8 about the arts of magic.  One is a rare 1940 edition by H.J. Burlingame disclosing secrets of the world-famous prestidigitator Herrmann the Great, with an up-front quotation by legendary Robert Houdin: “A thorough understanding of the human mind is the necessary key to all conjuring.”  I think that’s applicable to the art of fiction writing as well, if we wish to conjure up captivating stories.

12 of my college textbooks, because I never could see sweating through a course only to abandon the book.  New Highways in College Composition, for example.  And The World’s Great Letters.  And books on art and classical architecture and science and philosophy.
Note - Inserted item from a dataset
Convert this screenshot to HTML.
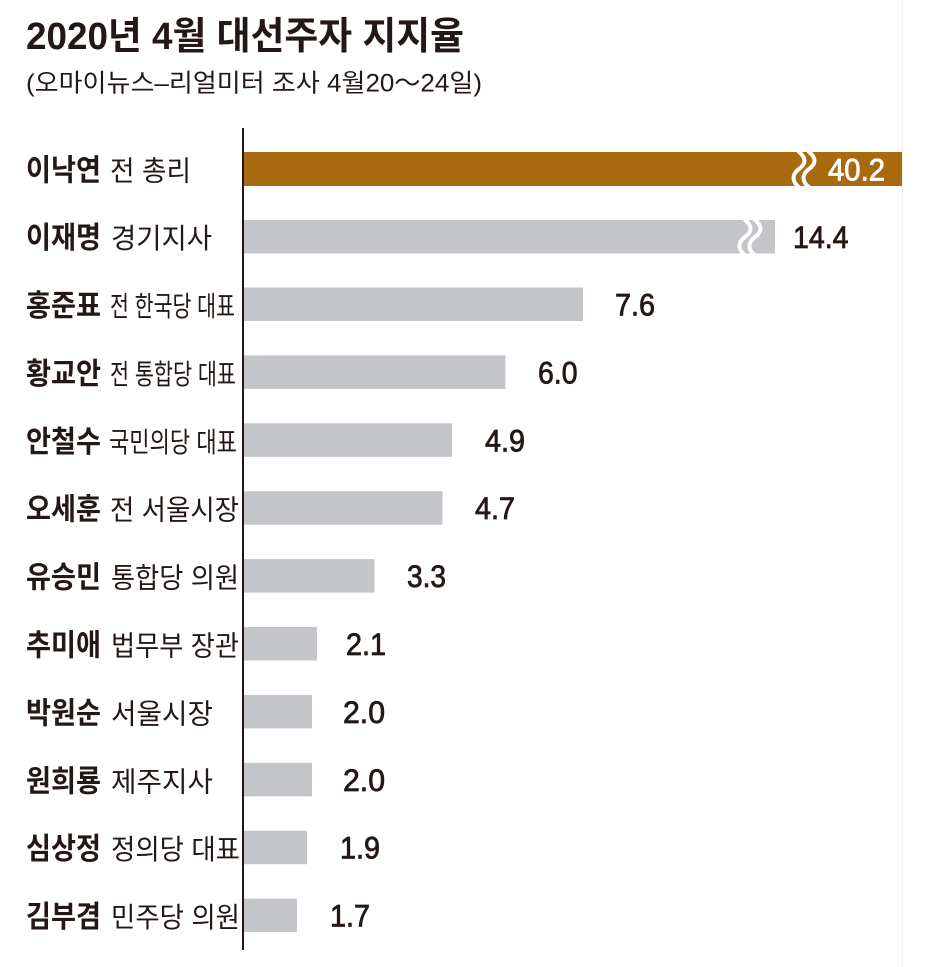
<!DOCTYPE html>
<html>
<head>
<meta charset="utf-8">
<style>
  html,body{margin:0;padding:0;background:#fff;}
  body{width:935px;height:967px;overflow:hidden;}
  svg{display:block;}
  .t{font-family:"Liberation Sans","Noto Sans CJK KR",sans-serif;fill:#231815;}
  .b{font-weight:700;}
  .v{font-family:"Liberation Sans",sans-serif;fill:#231815;stroke:#231815;stroke-width:0.8;}
</style>
</head>
<body>
<svg width="935" height="967" viewBox="0 0 935 967" xmlns="http://www.w3.org/2000/svg">
  <rect x="0" y="0" width="935" height="967" fill="#fff"/>
  <line x1="902.5" y1="0" x2="902.5" y2="967" stroke="#f1f1f1" stroke-width="1"/>

  <!-- Title -->
  <text class="t b" x="26" y="49" font-size="38" textLength="438" lengthAdjust="spacingAndGlyphs">2020년 4월 대선주자 지지율</text>
  <text class="t" x="26" y="91.5" font-size="25" textLength="456" lengthAdjust="spacingAndGlyphs">(오마이뉴스–리얼미터 조사 4월20～24일)</text>

  <!-- Bars -->
  <rect x="244" y="152" width="658" height="34" fill="#A9690F"/>
  <rect x="244" y="220" width="531" height="33.5" fill="#C4C5C9"/>
  <rect x="244" y="287.5" width="339" height="33.5" fill="#C4C5C9"/>
  <rect x="244" y="355.4" width="261.5" height="33.5" fill="#C4C5C9"/>
  <rect x="244" y="423.3" width="208" height="33.5" fill="#C4C5C9"/>
  <rect x="244" y="491.2" width="198.5" height="33.5" fill="#C4C5C9"/>
  <rect x="244" y="559.1" width="130.5" height="33.5" fill="#C4C5C9"/>
  <rect x="244" y="627" width="73" height="33.5" fill="#C4C5C9"/>
  <rect x="244" y="694.9" width="68" height="33.5" fill="#C4C5C9"/>
  <rect x="244" y="762.8" width="68" height="33.5" fill="#C4C5C9"/>
  <rect x="244" y="830.7" width="63" height="33.5" fill="#C4C5C9"/>
  <rect x="244" y="898.6" width="53" height="33.5" fill="#C4C5C9"/>

  <!-- Break marks -->
  <g fill="none" stroke="#fff" stroke-width="4">
    <path d="M798,151 C807,158 806,164 799,169 C791,175 792,182 800,188"/>
    <path d="M808,151 C817,158 816,164 809,169 C801,175 802,182 810,188"/>
    <path d="M744,219 C753,226 752,232 745,237 C737,243 738,250 746,256"/>
    <path d="M754,219 C763,226 762,232 755,237 C747,243 748,250 756,256"/>
  </g>

  <!-- Axis -->
  <line x1="243" y1="128" x2="243" y2="950" stroke="#231815" stroke-width="2"/>

  <!-- Labels -->
  <g font-size="30">
    <text class="t b" x="26" y="180.5" textLength="75" lengthAdjust="spacingAndGlyphs">이낙연</text>
    <text class="t b" x="26" y="248.1" textLength="75" lengthAdjust="spacingAndGlyphs">이재명</text>
    <text class="t b" x="26" y="316" textLength="75" lengthAdjust="spacingAndGlyphs">홍준표</text>
    <text class="t b" x="26" y="383.9" textLength="75" lengthAdjust="spacingAndGlyphs">황교안</text>
    <text class="t b" x="26" y="451.8" textLength="75" lengthAdjust="spacingAndGlyphs">안철수</text>
    <text class="t b" x="26" y="519.7" textLength="75" lengthAdjust="spacingAndGlyphs">오세훈</text>
    <text class="t b" x="26" y="587.6" textLength="75" lengthAdjust="spacingAndGlyphs">유승민</text>
    <text class="t b" x="26" y="655.5" textLength="75" lengthAdjust="spacingAndGlyphs">추미애</text>
    <text class="t b" x="26" y="723.4" textLength="75" lengthAdjust="spacingAndGlyphs">박원순</text>
    <text class="t b" x="26" y="791.3" textLength="75" lengthAdjust="spacingAndGlyphs">원희룡</text>
    <text class="t b" x="26" y="859.2" textLength="75" lengthAdjust="spacingAndGlyphs">심상정</text>
    <text class="t b" x="26" y="927.1" textLength="75" lengthAdjust="spacingAndGlyphs">김부겸</text>
  </g>
  <g font-size="28">
    <text class="t" x="110" y="180.5" textLength="81" lengthAdjust="spacingAndGlyphs">전 총리</text>
    <text class="t" x="111" y="248.1" textLength="101" lengthAdjust="spacingAndGlyphs">경기지사</text>
    <text class="t" x="110" y="316" textLength="125" lengthAdjust="spacingAndGlyphs">전 한국당 대표</text>
    <text class="t" x="110" y="383.9" textLength="126" lengthAdjust="spacingAndGlyphs">전 통합당 대표</text>
    <text class="t" x="109" y="451.8" textLength="128" lengthAdjust="spacingAndGlyphs">국민의당 대표</text>
    <text class="t" x="110" y="519.7" textLength="129" lengthAdjust="spacingAndGlyphs">전 서울시장</text>
    <text class="t" x="111" y="587.6" textLength="128" lengthAdjust="spacingAndGlyphs">통합당 의원</text>
    <text class="t" x="111" y="655.5" textLength="128" lengthAdjust="spacingAndGlyphs">법무부 장관</text>
    <text class="t" x="111" y="723.4" textLength="102" lengthAdjust="spacingAndGlyphs">서울시장</text>
    <text class="t" x="111" y="791.3" textLength="102" lengthAdjust="spacingAndGlyphs">제주지사</text>
    <text class="t" x="111" y="859.2" textLength="129" lengthAdjust="spacingAndGlyphs">정의당 대표</text>
    <text class="t" x="111" y="927.1" textLength="129" lengthAdjust="spacingAndGlyphs">민주당 의원</text>
  </g>

  <!-- Values -->
  <g font-size="31.5">
    <text class="v" x="828" y="180.7" textLength="57" lengthAdjust="spacingAndGlyphs" style="fill:#fff;stroke:#fff">40.2</text>
    <text class="v" x="793" y="248" textLength="55.5" lengthAdjust="spacingAndGlyphs">14.4</text>
    <text class="v" x="615" y="315.5" textLength="40" lengthAdjust="spacingAndGlyphs">7.6</text>
    <text class="v" x="538" y="383.4" textLength="39.5" lengthAdjust="spacingAndGlyphs">6.0</text>
    <text class="v" x="485" y="451.3" textLength="40" lengthAdjust="spacingAndGlyphs">4.9</text>
    <text class="v" x="475" y="519.2" textLength="40" lengthAdjust="spacingAndGlyphs">4.7</text>
    <text class="v" x="407" y="587.1" textLength="39" lengthAdjust="spacingAndGlyphs">3.3</text>
    <text class="v" x="346" y="655" textLength="40" lengthAdjust="spacingAndGlyphs">2.1</text>
    <text class="v" x="343" y="722.9" textLength="42" lengthAdjust="spacingAndGlyphs">2.0</text>
    <text class="v" x="343" y="790.8" textLength="42" lengthAdjust="spacingAndGlyphs">2.0</text>
    <text class="v" x="340" y="858.7" textLength="40" lengthAdjust="spacingAndGlyphs">1.9</text>
    <text class="v" x="330" y="926.6" textLength="40" lengthAdjust="spacingAndGlyphs">1.7</text>
  </g>
</svg>
</body>
</html>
7 short story volumes.  Thriller, for one.  The Cocaine Chronicles.   And Just After Sunset, by King.

1 book on wood carving that belonged to my Dad, Erol.

3 cartoon books by insane Gary Larson, and a compendium of hilarious New Yorker cartoons.  A paperback by Erma Bombeck, in my view one of the best American humorists ever birthed.  Also one by Andy Rooney.  A Rooney-ism: “If you smile when no one else is around, you really mean it.”

6 on how to fly and navigate an airplane, from my student pilot days.

5 on seamanship and sailing and small boat handling.

1 NASA operator’s manual for the Space Shuttle.  It’s 3-1/2 inches thick, in a massive ring binder, a gift from a man I knew who’s job it was to video from multiple angles all the STS launches.  I think he stole the manual from Cape Kennedy.  It’s fascinating.

A scattering of nonfiction by Bill O’Reilly, Carl Sagan, Neil deGrasse Tyson, Bob Berman and others.

And many, many hardcover and paperback mysteries and thrillers , mostly by the top 20 or so best-selling authors of today and yesteryear.

Many of these books will inhabit my office the day I expire (probably from writerly frustration).  But others must go.  It’ll mean tough choices, but those culled will just have to give way to the constant influx of new volumes.  Some will depart via yard sale or donationnever by ignominious discard.

More will accumulate.  Even now I’m reading four new novels concurrently.

What does your library look like?

Phil
 99,918 words in the bank on my novel.  Enmeshed in the final difficult scenes.